**Your task**
Starting at the first line of the listing below, repeat each line up to and including the one containing "600, 650, 700, 750, 800, 850, 900];". Leave out pictures.
%%
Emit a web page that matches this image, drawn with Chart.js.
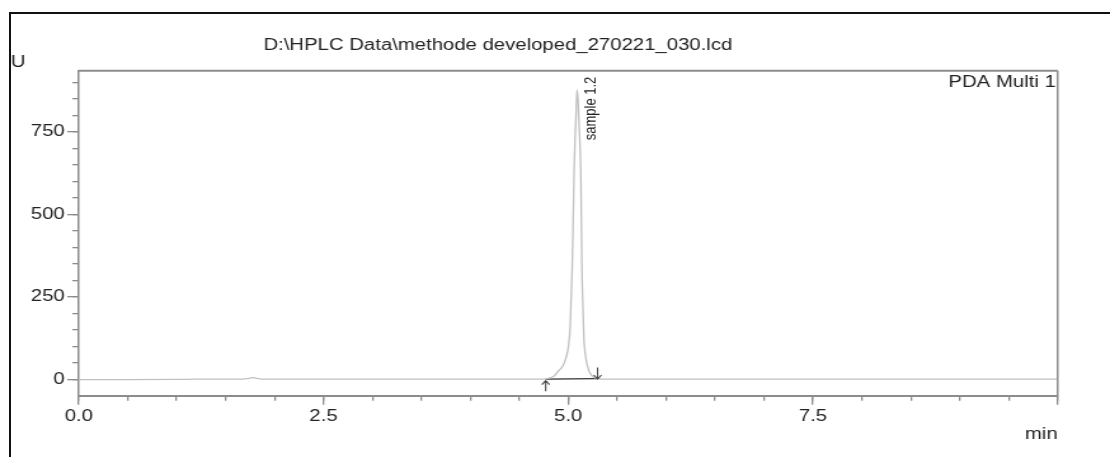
<!DOCTYPE html>
<html>
<head>
<meta charset="utf-8">
<title>HPLC chromatogram</title>
<script src="https://cdn.jsdelivr.net/npm/chart.js@4.4.1/dist/chart.umd.min.js"></script>
<style>
  html, body { margin: 0; padding: 0; background: #fff; overflow: hidden; }
  #frame {
    position: absolute; left: 9px; top: 12px; width: 1120px; height: 460px;
    border-left: 2px solid #111; border-top: 2px solid #111;
  }
  /* the source picture is stretched sideways, so the canvas is too */
  #wrap {
    position: absolute; left: 0; top: 0; width: 874px; height: 457px;
    transform: scaleX(1.27); transform-origin: 0 0;
  }
</style>
</head>
<body>
<div id="frame"></div>
<div id="wrap"><canvas id="chart" width="874" height="457"></canvas></div>
<script>
/*global document, Chart*/
(function (document, Chart) {
  "use strict";

  // retention time (min) and detector signal
  var times = [0, 0.5, 1.0, 1.2, 1.5, 1.7, 1.75, 1.78, 1.81, 1.85, 2.0, 3.0, 4.0, 4.5,
    4.70, 4.77, 4.80, 4.85, 4.90, 4.94, 4.97, 5.00, 5.02, 5.04, 5.05, 5.06, 5.07,
    5.08, 5.09, 5.10, 5.11, 5.12, 5.13, 5.14, 5.15, 5.16, 5.18, 5.21, 5.25, 5.30,
    5.40, 6.0, 7.0, 8.0, 9.0, 10.0];
  var signal = [-1, -1, -0.5, 0, 0, 1, 3, 5, 3, 1, 0, 0, 0, 0,
    0, 1, 3, 8, 25, 38, 58, 95, 160, 330, 470, 630, 730,
    800, 877, 850, 780, 710, 600, 340, 220, 127, 65, 27, 8, 2,
    0, 0, 0, 0, 0, 0];

  // integration baseline of the peak
  var baseTimes = [4.77, 5.30];
  var baseLevels = [0, 2];
  var peakTime = 5.09;
  var peakName = "sample 1.2";

  var xRange = [0, 10];
  var yRange = [-50, 935];
  var xMajorTicks = [0, 2.5, 5, 7.5, 10];
  var xTickLabels = ["0.0", "2.5", "5.0", "7.5", ""];
  var xMinorTicks = [0, 0.5, 1, 1.5, 2, 2.5, 3, 3.5, 4, 4.5, 5, 5.5, 6, 6.5, 7,
    7.5, 8, 8.5, 9, 9.5, 10];
  var yMajorTicks = [0, 250, 500, 750];
  var yTickLabels = ["0", "250", "500", "750"];
  var yMinorTicks = [0, 50, 100, 150, 200, 250, 300, 350, 400, 450, 500, 550,
    600, 650, 700, 750, 800, 850, 900];

  var FONT = 'Arial, "Liberation Sans", sans-serif';
  var AXIS = "#8c8c8c";
  var INK = "#222";

  function points(xs, ys) {
    var i, out = [];
    for (i = 0; i < xs.length; i += 1) {
      out.push({x: xs[i], y: ys[i]});
    }
    return out;
  }

  function fixedTicks(list) {
    return function (axis) {
      axis.ticks = list.map(function (v) { return {value: v}; });
    };
  }

  function labelFor(values, labels) {
    return function (value) {
      var i = values.indexOf(value);
      return i < 0 ? "" : labels[i];
    };
  }

  var annotate = {
    id: "annotate",
    afterDraw: function (chart) {
      var ctx = chart.ctx,
        area = chart.chartArea,
        xs = chart.scales.x,
        ys = chart.scales.y,
        x0 = xs.getPixelForValue(baseTimes[0]),
        x1 = xs.getPixelForValue(baseTimes[1]),
        y0 = ys.getPixelForValue(baseLevels[0]),
        y1 = ys.getPixelForValue(baseLevels[1]);

      ctx.save();
      // plot frame, top and right
      ctx.strokeStyle = AXIS;
      ctx.lineWidth = 2;
      ctx.beginPath();
      ctx.moveTo(area.left, area.top);
      ctx.lineTo(area.right, area.top);
      ctx.stroke();
      ctx.lineWidth = 1.5;
      ctx.beginPath();
      ctx.moveTo(area.right, area.top);
      ctx.lineTo(area.right, area.bottom);
      ctx.stroke();

      // arrows marking the start and end of integration
      ctx.strokeStyle = "#444";
      ctx.lineWidth = 1.1;
      ctx.beginPath();
      ctx.moveTo(x0, y0 + 1.5);
      ctx.lineTo(x0, y0 + 12);
      ctx.moveTo(x0 - 3, y0 + 5.5);
      ctx.lineTo(x0, y0 + 1.5);
      ctx.lineTo(x0 + 3, y0 + 5.5);
      ctx.moveTo(x1, y1 - 11);
      ctx.lineTo(x1, y1 + 0.5);
      ctx.moveTo(x1 - 3, y1 - 3.5);
      ctx.lineTo(x1, y1 + 0.5);
      ctx.lineTo(x1 + 3, y1 - 3.5);
      ctx.stroke();

      ctx.fillStyle = INK;
      ctx.font = "16px " + FONT;
      ctx.textBaseline = "alphabetic";
      ctx.textAlign = "center";
      ctx.fillText("D:\\HPLC Data\\methode developed_270221_030.lcd", 392, 50);
      ctx.textAlign = "left";
      ctx.fillText("U", 8.5, 67);
      ctx.textAlign = "right";
      ctx.fillText("PDA Multi 1", area.right - 1.5, 87);

      // peak name, rotated
      ctx.font = "13px " + FONT;
      ctx.translate(xs.getPixelForValue(peakTime) + 11, area.top + 6);
      ctx.rotate(-Math.PI / 2);
      ctx.textAlign = "right";
      ctx.textBaseline = "middle";
      ctx.fillText(peakName, 0, 0);
      ctx.restore();
    }
  };

  var tickFont = {family: FONT, size: 16};

  new Chart(document.getElementById("chart"), {
    type: "line",
    data: {
      datasets: [
        {
          label: "PDA Multi 1",
          data: points(times, signal),
          borderColor: "#c0c0c0",
          borderWidth: 1.3,
          pointRadius: 0,
          cubicInterpolationMode: "monotone",
          xAxisID: "x",
          yAxisID: "y"
        },
        {
          label: "baseline",
          data: points(baseTimes, baseLevels),
          borderColor: "#333",
          borderWidth: 1.3,
          pointRadius: 0,
          xAxisID: "x",
          yAxisID: "y"
        }
      ]
    },
    options: {
      responsive: false,
      animation: false,
      devicePixelRatio: 1,
      layout: {padding: {left: 0, right: 41.2, top: 70.7, bottom: 0}},
      plugins: {legend: {display: false}, tooltip: {enabled: false}},
      scales: {
        xMinor: {
          type: "linear", position: "bottom", weight: 0,
          min: xRange[0], max: xRange[1],
          afterBuildTicks: fixedTicks(xMinorTicks),
          afterFit: function (axis) { axis.height = 0; },
          ticks: {display: false},
          grid: {drawOnChartArea: false, tickLength: 5, color: AXIS, lineWidth: 1.3},
          border: {display: false}
        },
        x: {
          type: "linear", position: "bottom", weight: 1,
          min: xRange[0], max: xRange[1],
          afterBuildTicks: fixedTicks(xMajorTicks),
          afterFit: function (axis) { axis.height = 61.3; },
          ticks: {
            font: tickFont, color: INK, padding: 2, maxRotation: 0,
            autoSkip: false,
            callback: labelFor(xMajorTicks, xTickLabels)
          },
          grid: {drawOnChartArea: false, tickLength: 9, color: AXIS, lineWidth: 1.3},
          border: {display: true, color: AXIS, width: 2},
          title: {
            display: true, text: "min", align: "end", color: INK,
            font: {family: FONT, size: 16}, padding: {top: 0, bottom: 13}
          }
        },
        yMinor: {
          type: "linear", position: "left", weight: 0,
          min: yRange[0], max: yRange[1],
          afterBuildTicks: fixedTicks(yMinorTicks),
          afterFit: function (axis) { axis.width = 0; },
          ticks: {display: false},
          grid: {drawOnChartArea: false, tickLength: 5, color: AXIS, lineWidth: 1.3},
          border: {display: false}
        },
        y: {
          type: "linear", position: "left", weight: 1,
          min: yRange[0], max: yRange[1],
          afterBuildTicks: fixedTicks(yMajorTicks),
          afterFit: function (axis) { axis.width = 62; },
          ticks: {
            font: tickFont, color: INK, padding: 2, autoSkip: false,
            callback: labelFor(yMajorTicks, yTickLabels)
          },
          grid: {drawOnChartArea: false, tickLength: 9, color: AXIS, lineWidth: 1.3},
          border: {display: true, color: AXIS, width: 1.5}
        }
      }
    },
    plugins: [annotate]
  });
}(document, Chart));
</script>
</body>
</html>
%%
**Solution to this exercise**
Emit a web page that matches this image, drawn with Chart.js.
<!DOCTYPE html>
<html>
<head>
<meta charset="utf-8">
<title>HPLC chromatogram</title>
<script src="https://cdn.jsdelivr.net/npm/chart.js@4.4.1/dist/chart.umd.min.js"></script>
<style>
  html, body { margin: 0; padding: 0; background: #fff; overflow: hidden; }
  #frame {
    position: absolute; left: 9px; top: 12px; width: 1120px; height: 460px;
    border-left: 2px solid #111; border-top: 2px solid #111;
  }
  /* the source picture is stretched sideways, so the canvas is too */
  #wrap {
    position: absolute; left: 0; top: 0; width: 874px; height: 457px;
    transform: scaleX(1.27); transform-origin: 0 0;
  }
</style>
</head>
<body>
<div id="frame"></div>
<div id="wrap"><canvas id="chart" width="874" height="457"></canvas></div>
<script>
/*global document, Chart*/
(function (document, Chart) {
  "use strict";

  // retention time (min) and detector signal
  var times = [0, 0.5, 1.0, 1.2, 1.5, 1.7, 1.75, 1.78, 1.81, 1.85, 2.0, 3.0, 4.0, 4.5,
    4.70, 4.77, 4.80, 4.85, 4.90, 4.94, 4.97, 5.00, 5.02, 5.04, 5.05, 5.06, 5.07,
    5.08, 5.09, 5.10, 5.11, 5.12, 5.13, 5.14, 5.15, 5.16, 5.18, 5.21, 5.25, 5.30,
    5.40, 6.0, 7.0, 8.0, 9.0, 10.0];
  var signal = [-1, -1, -0.5, 0, 0, 1, 3, 5, 3, 1, 0, 0, 0, 0,
    0, 1, 3, 8, 25, 38, 58, 95, 160, 330, 470, 630, 730,
    800, 877, 850, 780, 710, 600, 340, 220, 127, 65, 27, 8, 2,
    0, 0, 0, 0, 0, 0];

  // integration baseline of the peak
  var baseTimes = [4.77, 5.30];
  var baseLevels = [0, 2];
  var peakTime = 5.09;
  var peakName = "sample 1.2";

  var xRange = [0, 10];
  var yRange = [-50, 935];
  var xMajorTicks = [0, 2.5, 5, 7.5, 10];
  var xTickLabels = ["0.0", "2.5", "5.0", "7.5", ""];
  var xMinorTicks = [0, 0.5, 1, 1.5, 2, 2.5, 3, 3.5, 4, 4.5, 5, 5.5, 6, 6.5, 7,
    7.5, 8, 8.5, 9, 9.5, 10];
  var yMajorTicks = [0, 250, 500, 750];
  var yTickLabels = ["0", "250", "500", "750"];
  var yMinorTicks = [0, 50, 100, 150, 200, 250, 300, 350, 400, 450, 500, 550,
    600, 650, 700, 750, 800, 850, 900];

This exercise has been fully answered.